Harris’ father is a Jamaican immigrant and her mother was an Indian immigrant. She attended Howard University, a prestigious historically Black university in Washington, D.C., where she pledged Alpha Kappa Alpha, a Black sorority.
Democrats were quick to condemn Trump’s comments, and many Republicans struggled to defend him.
But this attack line against Harris wasn’t a slip of the tongue or a product of an undisciplined politician. Questioning the identity of Black politicians is what made Trump into a Republican darling, and later the party’s standard-bearer.
“There are parallels between this and his attacks on Barack Obama,” said Donald Collins, a critical race, gender and culture studies professor at American University. “It’s about going after voters who have problems with [candidates’] identities.”
Trump infamously and baselessly claimed that Obama, who was born in Hawaii to a Kenyan father and white American mother, was not an American and therefore ineligible to be president. He spent years rallying conservatives around the so-called “birtherism” theory, pushing for Obama to publicly release his long-form birth certificate.
The fact that Trump was invited to NABJ, a space for Black journalists to connect and network, was controversial. During his interview with three prominent Black women journalists — Rachel Scott of ABC, Kadia Goba of Semafor and Harris Faulker of Fox News — he reportedly refused to be fact-checked, thus holding up the event. Trump relied on his same old talking points, yet called Scott “rude” and “nasty” for daring to ask him about his past comments. He lied about Democrats’ views of abortion and stumbled over questions about the Jan. 6, 2021, insurrection.
And he used the fact that Harris is biracial to attack her.
Being mixed race is a simple concept, and according to 2020 census data, approximately 10% of Americans identified as having more than one race. So why is Trump acting like Harris’ identity is confusing or something she’s lying about?
“What Trump is attempting to say is, ‘She doesn’t meet your litmus test for being truly Black,’” Collins said.
The question of who is Black has ties to America’s long history of racism, from slavery to segregation. Some mixed-race people in the United States are descended from both white slave owners and the enslaved women they raped. During the Jim Crow era, the “one drop” rule (meaning one drop of Black blood) was used to determine who was Black and therefore segregated from whites-only spaces, leading some Black people to pass as white in an attempt to avoid discrimination.
Although Trump may not understand all of this history, Collins said that “he understands enough to know because Harris is mixed-race, highly educated and a woman, he can claim she’s not really Black.”

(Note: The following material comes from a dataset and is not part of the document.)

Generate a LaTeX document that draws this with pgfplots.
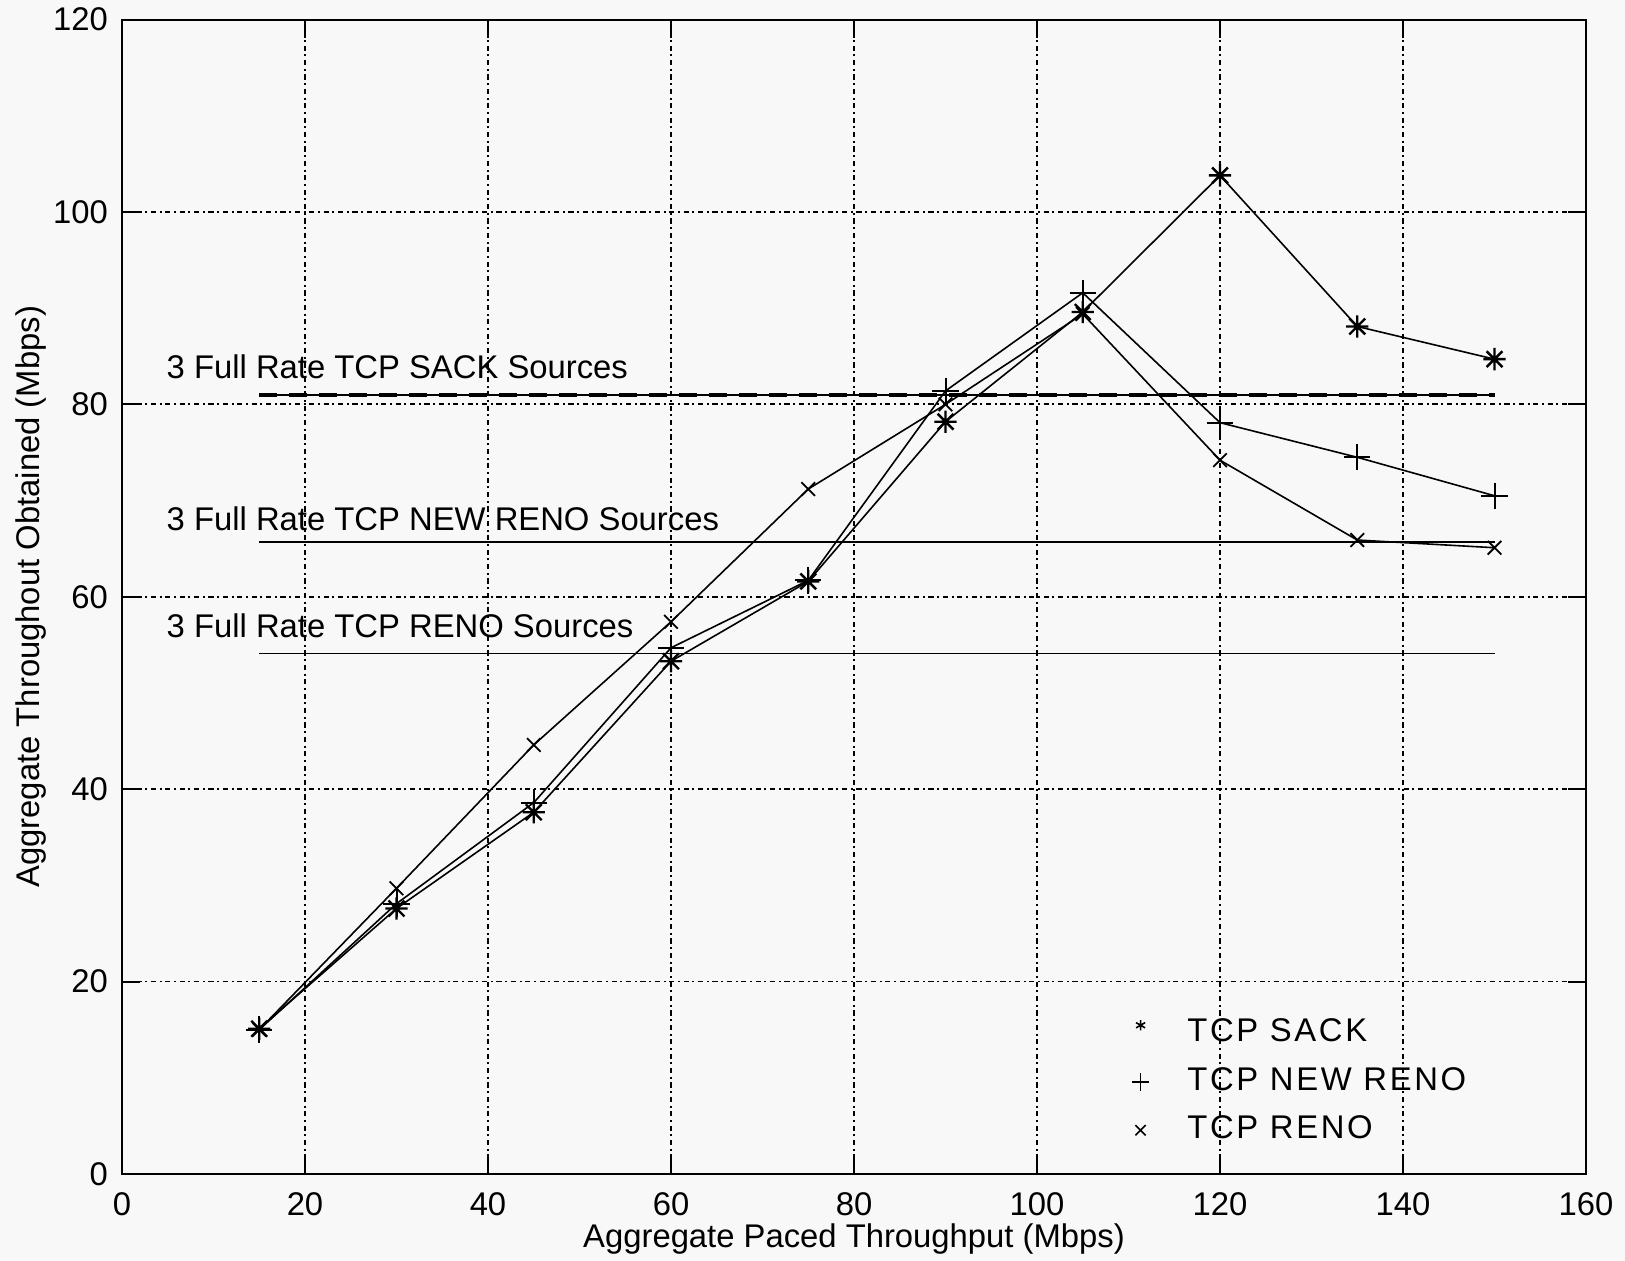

While some Republicans tried to dodge the issue of Trump’s comments altogether, others dutifully fell in line.
Trump’s running mate, Sen. JD Vance (R-Ohio), said Trump was right to question Harris’ race.
“Look, all he said is that Kamala Harris is a chameleon,” Vance told CNN. “She is everything to everybody, and she pretends to be somebody different depending on which audience she is in front of. I think it’s totally reasonable for the president to call that out, and that’s all he did.”
Vance is married to an Indian woman and has biracial children.
Rep. Lauren Boebert (R-Colo.) was also in agreement. “President Trump is right,” she tweeted. “She switched.”
Boebert’s tweet included two screenshots of headlines from The Associated Press: one calling Harris the “first Indian-American US senator,” and one identifying her as the “first Black woman” to be a running mate in a presidential election. Conservatives have latched onto such headlines as proof that Harris didn’t always identify as Black, ignoring the fact that the AP didn’t call Harris the first Black senator because that title belongs to Hiram Revels, who was elected to serve in 1870.
It’s unclear if the average voter has an appetite for such naked racism. But Trump isn’t pivoting to birtherism 2.0 because he believes it will sway swing voters. He’s being who he has always been, which won him a strong GOP base — and the White House.
“What other cards does he have to play?” Collins said. “This is the one thing that he knows how to do.”